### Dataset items
+ + + + +

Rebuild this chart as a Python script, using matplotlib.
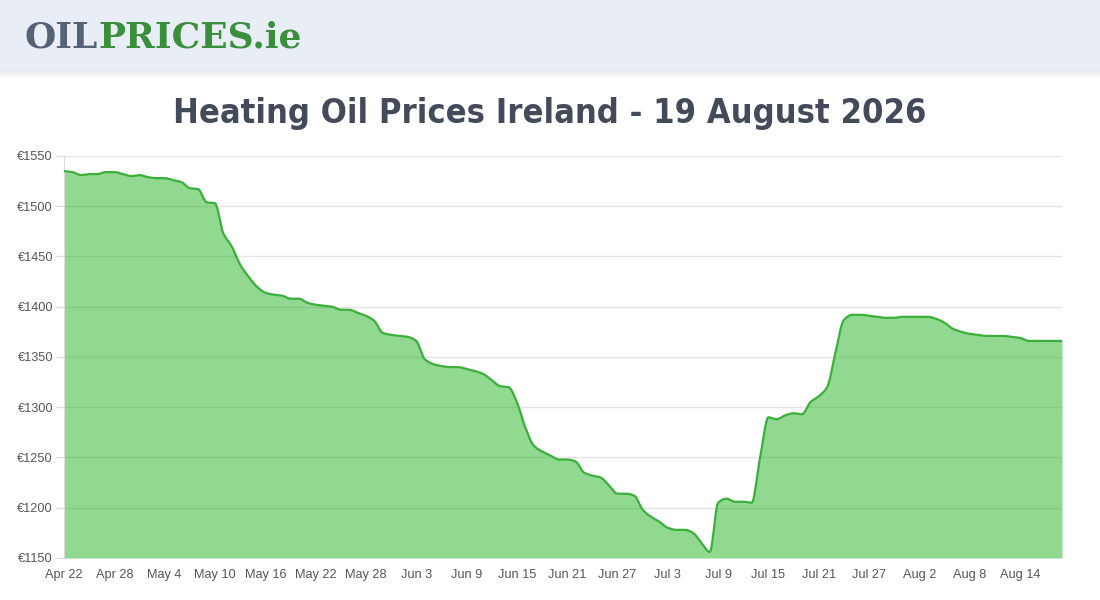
import numpy as np
import matplotlib
matplotlib.use("Agg")
import matplotlib.pyplot as plt
import matplotlib.dates as mdates
from matplotlib.patches import Rectangle

# daily heating oil price, starting Apr 22 2026
start = np.datetime64("2026-04-22")
prices = [
    1535, 1534, 1531, 1532, 1532, 1534, 1534, 1532, 1530, 1531,
    1529, 1528, 1528, 1526, 1524, 1518, 1517, 1504, 1503, 1473,
    1460, 1442, 1430, 1420, 1414, 1412, 1411, 1408, 1408, 1404,
    1402, 1401, 1400, 1397, 1397, 1394, 1391, 1386, 1374, 1372,
    1371, 1370, 1366, 1348, 1343, 1341, 1340, 1340, 1338, 1336,
    1333, 1327, 1321, 1320, 1305, 1280, 1262, 1256, 1252, 1248,
    1248, 1246, 1235, 1232, 1230, 1222, 1214, 1214, 1212, 1198,
    1191, 1186, 1180, 1178, 1178, 1175, 1165, 1156, 1205, 1209,
    1206, 1206, 1205, 1250, 1290, 1288, 1292, 1294, 1293, 1305,
    1311, 1320, 1355, 1387, 1392, 1392, 1391, 1390, 1389, 1389,
    1390, 1390, 1390, 1390, 1388, 1384, 1378, 1375, 1373, 1372,
    1371, 1371, 1371, 1370, 1369, 1366, 1366, 1366, 1366, 1366,
]
y_ticks = [1150, 1200, 1250, 1300, 1350, 1400, 1450, 1500, 1550]
title = "Heating Oil Prices Ireland - 19 August 2026"

dates = start + np.arange(len(prices))
xnum = mdates.date2num(dates.astype("datetime64[D]").astype(object))
yv = np.array(prices, dtype=float)


def monotone(x, y, n=12):
    # monotone cubic curve through the points, for drawing only
    h = np.diff(x)
    d = np.diff(y) / h
    m = np.zeros_like(y)
    m[0], m[-1] = d[0], d[-1]
    for i in range(1, len(y) - 1):
        if d[i - 1] * d[i] > 0:
            m[i] = 2 / (1 / d[i - 1] + 1 / d[i])
    xs, ys = [], []
    for i in range(len(h)):
        t = np.linspace(0, 1, n, endpoint=False)
        h00 = 2 * t**3 - 3 * t**2 + 1
        h10 = t**3 - 2 * t**2 + t
        h01 = -2 * t**3 + 3 * t**2
        h11 = t**3 - t**2
        xs.append(x[i] + t * h[i])
        ys.append(h00 * y[i] + h10 * h[i] * m[i] + h01 * y[i + 1] + h11 * h[i] * m[i + 1])
    xs.append([x[-1]])
    ys.append([y[-1]])
    return np.concatenate(xs), np.concatenate(ys)


sx, sy = monotone(xnum, yv)

fig = plt.figure(figsize=(11, 6), dpi=100)
fig.patch.set_facecolor("white")
renderer = fig.canvas.get_renderer()


def fit_width(txt, target):
    # shrink/grow a text so it spans `target` pixels
    w = txt.get_window_extent(renderer).width
    txt.set_fontsize(txt.get_fontsize() * target / w)


# header band with soft shadow
for k in range(8):
    fig.patches.append(Rectangle((0, 1 - (70 + k) / 600), 1, 1 / 600,
                                 transform=fig.transFigure, color="#000000",
                                 alpha=0.03 * (8 - k) / 8, zorder=0))
fig.patches.append(Rectangle((0, 1 - 70 / 600), 1, 70 / 600, transform=fig.transFigure,
                             color="#E9EDF5", zorder=1))

logo = fig.text(25 / 1100, 1 - 38 / 600, "OILPRICES.ie", family="DejaVu Serif",
                weight="heavy", size=28, va="center", ha="left", alpha=0)
fit_width(logo, 278)
lsize = logo.get_fontsize()
t1 = fig.text(25 / 1100, 1 - 38 / 600, "OIL", color="#566275", va="center", ha="left",
              family="DejaVu Serif", weight="heavy", size=lsize)
bb = t1.get_window_extent(renderer)
fig.text(bb.x1 / 1100, 1 - 38 / 600, "PRICES.ie", color="#3A8F3C", va="center", ha="left",
         family="DejaVu Serif", weight="heavy", size=lsize)

tt = fig.text(550 / 1100, 1 - 113 / 600, title, ha="center", va="center", fontsize=33,
              color="#434A59", family="DejaVu Sans", fontstretch="condensed", weight="bold")
fit_width(tt, 754)

ax = fig.add_axes([64 / 1100, 42 / 600, 998 / 1100, 402 / 600])
ax.set_xlim(xnum[0], xnum[-1])
ax.set_ylim(1150, 1550)
ax.set_yticks(y_ticks)
ax.set_yticklabels([f"€{v}" for v in y_ticks])
ax.grid(axis="y", color="#E3E3E3", linewidth=1)
ax.set_axisbelow(True)
ax.fill_between(sx, sy, 1150, color="#25B225", alpha=0.5, linewidth=0, zorder=2)
ax.plot(sx, sy, color="#3AB03A", linewidth=1.6, zorder=3)

ax.set_xticks(xnum[::6])
ax.set_xticklabels([d.strftime("%b %-d") for d in dates[::6].astype(object)])
for s in ["top", "right", "bottom"]:
    ax.spines[s].set_visible(False)
ax.spines["left"].set_color("#DDDDDD")
ax.tick_params(axis="both", labelsize=9, colors="#555555", length=6, width=1)
ax.tick_params(axis="x", length=0, pad=8)
ax.tick_params(axis="y", color="#DDDDDD", pad=2)
for lab in ax.get_xticklabels() + ax.get_yticklabels():
    lab.set_family(["Liberation Sans", "DejaVu Sans"])
    lab.set_fontsize(9.2)

fig.savefig("out.png", dpi=100)
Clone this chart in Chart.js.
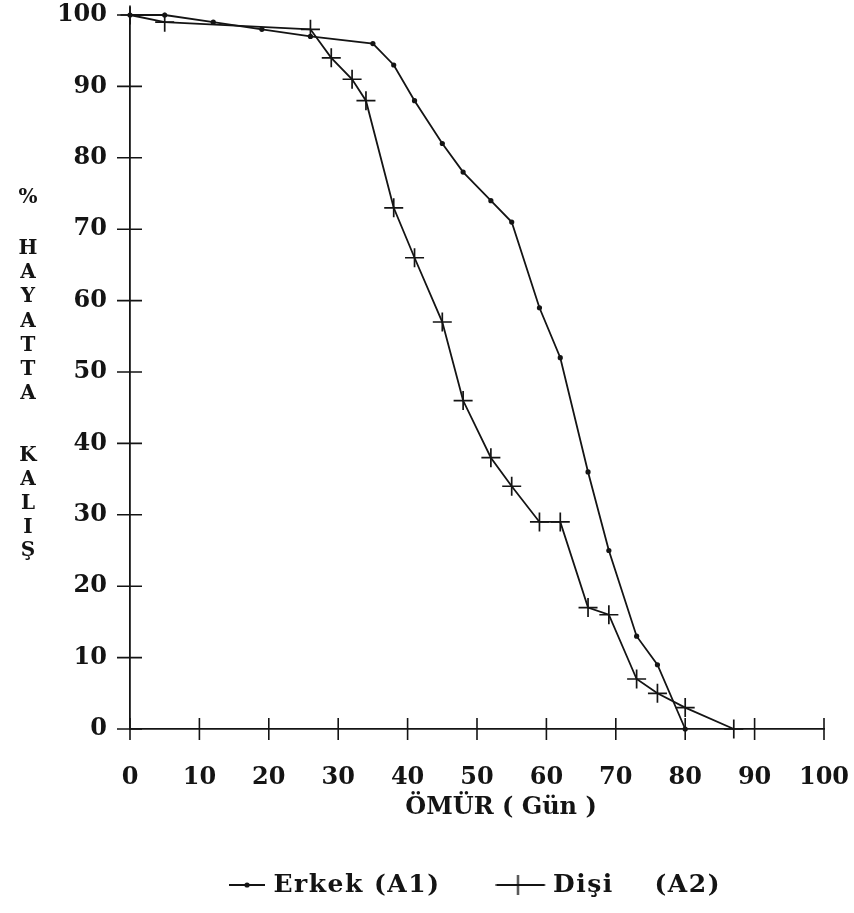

+ + + + +

Quote the preceding listing precisely and completely, omitting its images.

Rebuild this chart as a Python script, using matplotlib.
import numpy as np
import matplotlib
matplotlib.use("Agg")
import matplotlib.pyplot as plt
import matplotlib.dates as mdates
from matplotlib.patches import Rectangle

# daily heating oil price, starting Apr 22 2026
start = np.datetime64("2026-04-22")
prices = [
    1535, 1534, 1531, 1532, 1532, 1534, 1534, 1532, 1530, 1531,
    1529, 1528, 1528, 1526, 1524, 1518, 1517, 1504, 1503, 1473,
    1460, 1442, 1430, 1420, 1414, 1412, 1411, 1408, 1408, 1404,
    1402, 1401, 1400, 1397, 1397, 1394, 1391, 1386, 1374, 1372,
    1371, 1370, 1366, 1348, 1343, 1341, 1340, 1340, 1338, 1336,
    1333, 1327, 1321, 1320, 1305, 1280, 1262, 1256, 1252, 1248,
    1248, 1246, 1235, 1232, 1230, 1222, 1214, 1214, 1212, 1198,
    1191, 1186, 1180, 1178, 1178, 1175, 1165, 1156, 1205, 1209,
    1206, 1206, 1205, 1250, 1290, 1288, 1292, 1294, 1293, 1305,
    1311, 1320, 1355, 1387, 1392, 1392, 1391, 1390, 1389, 1389,
    1390, 1390, 1390, 1390, 1388, 1384, 1378, 1375, 1373, 1372,
    1371, 1371, 1371, 1370, 1369, 1366, 1366, 1366, 1366, 1366,
]
y_ticks = [1150, 1200, 1250, 1300, 1350, 1400, 1450, 1500, 1550]
title = "Heating Oil Prices Ireland - 19 August 2026"

dates = start + np.arange(len(prices))
xnum = mdates.date2num(dates.astype("datetime64[D]").astype(object))
yv = np.array(prices, dtype=float)


def monotone(x, y, n=12):
    # monotone cubic curve through the points, for drawing only
    h = np.diff(x)
    d = np.diff(y) / h
    m = np.zeros_like(y)
    m[0], m[-1] = d[0], d[-1]
    for i in range(1, len(y) - 1):
        if d[i - 1] * d[i] > 0:
            m[i] = 2 / (1 / d[i - 1] + 1 / d[i])
    xs, ys = [], []
    for i in range(len(h)):
        t = np.linspace(0, 1, n, endpoint=False)
        h00 = 2 * t**3 - 3 * t**2 + 1
        h10 = t**3 - 2 * t**2 + t
        h01 = -2 * t**3 + 3 * t**2
        h11 = t**3 - t**2
        xs.append(x[i] + t * h[i])
        ys.append(h00 * y[i] + h10 * h[i] * m[i] + h01 * y[i + 1] + h11 * h[i] * m[i + 1])
    xs.append([x[-1]])
    ys.append([y[-1]])
    return np.concatenate(xs), np.concatenate(ys)


sx, sy = monotone(xnum, yv)

fig = plt.figure(figsize=(11, 6), dpi=100)
fig.patch.set_facecolor("white")
renderer = fig.canvas.get_renderer()


def fit_width(txt, target):
    # shrink/grow a text so it spans `target` pixels
    w = txt.get_window_extent(renderer).width
    txt.set_fontsize(txt.get_fontsize() * target / w)


# header band with soft shadow
for k in range(8):
    fig.patches.append(Rectangle((0, 1 - (70 + k) / 600), 1, 1 / 600,
                                 transform=fig.transFigure, color="#000000",
                                 alpha=0.03 * (8 - k) / 8, zorder=0))
fig.patches.append(Rectangle((0, 1 - 70 / 600), 1, 70 / 600, transform=fig.transFigure,
                             color="#E9EDF5", zorder=1))

logo = fig.text(25 / 1100, 1 - 38 / 600, "OILPRICES.ie", family="DejaVu Serif",
                weight="heavy", size=28, va="center", ha="left", alpha=0)
fit_width(logo, 278)
lsize = logo.get_fontsize()
t1 = fig.text(25 / 1100, 1 - 38 / 600, "OIL", color="#566275", va="center", ha="left",
              family="DejaVu Serif", weight="heavy", size=lsize)
bb = t1.get_window_extent(renderer)
fig.text(bb.x1 / 1100, 1 - 38 / 600, "PRICES.ie", color="#3A8F3C", va="center", ha="left",
         family="DejaVu Serif", weight="heavy", size=lsize)

tt = fig.text(550 / 1100, 1 - 113 / 600, title, ha="center", va="center", fontsize=33,
              color="#434A59", family="DejaVu Sans", fontstretch="condensed", weight="bold")
fit_width(tt, 754)

ax = fig.add_axes([64 / 1100, 42 / 600, 998 / 1100, 402 / 600])
ax.set_xlim(xnum[0], xnum[-1])
ax.set_ylim(1150, 1550)
ax.set_yticks(y_ticks)
ax.set_yticklabels([f"€{v}" for v in y_ticks])
ax.grid(axis="y", color="#E3E3E3", linewidth=1)
ax.set_axisbelow(True)
ax.fill_between(sx, sy, 1150, color="#25B225", alpha=0.5, linewidth=0, zorder=2)
ax.plot(sx, sy, color="#3AB03A", linewidth=1.6, zorder=3)

ax.set_xticks(xnum[::6])
ax.set_xticklabels([d.strftime("%b %-d") for d in dates[::6].astype(object)])
for s in ["top", "right", "bottom"]:
    ax.spines[s].set_visible(False)
ax.spines["left"].set_color("#DDDDDD")
ax.tick_params(axis="both", labelsize=9, colors="#555555", length=6, width=1)
ax.tick_params(axis="x", length=0, pad=8)
ax.tick_params(axis="y", color="#DDDDDD", pad=2)
for lab in ax.get_xticklabels() + ax.get_yticklabels():
    lab.set_family(["Liberation Sans", "DejaVu Sans"])
    lab.set_fontsize(9.2)

fig.savefig("out.png", dpi=100)
Clone this chart in Chart.js.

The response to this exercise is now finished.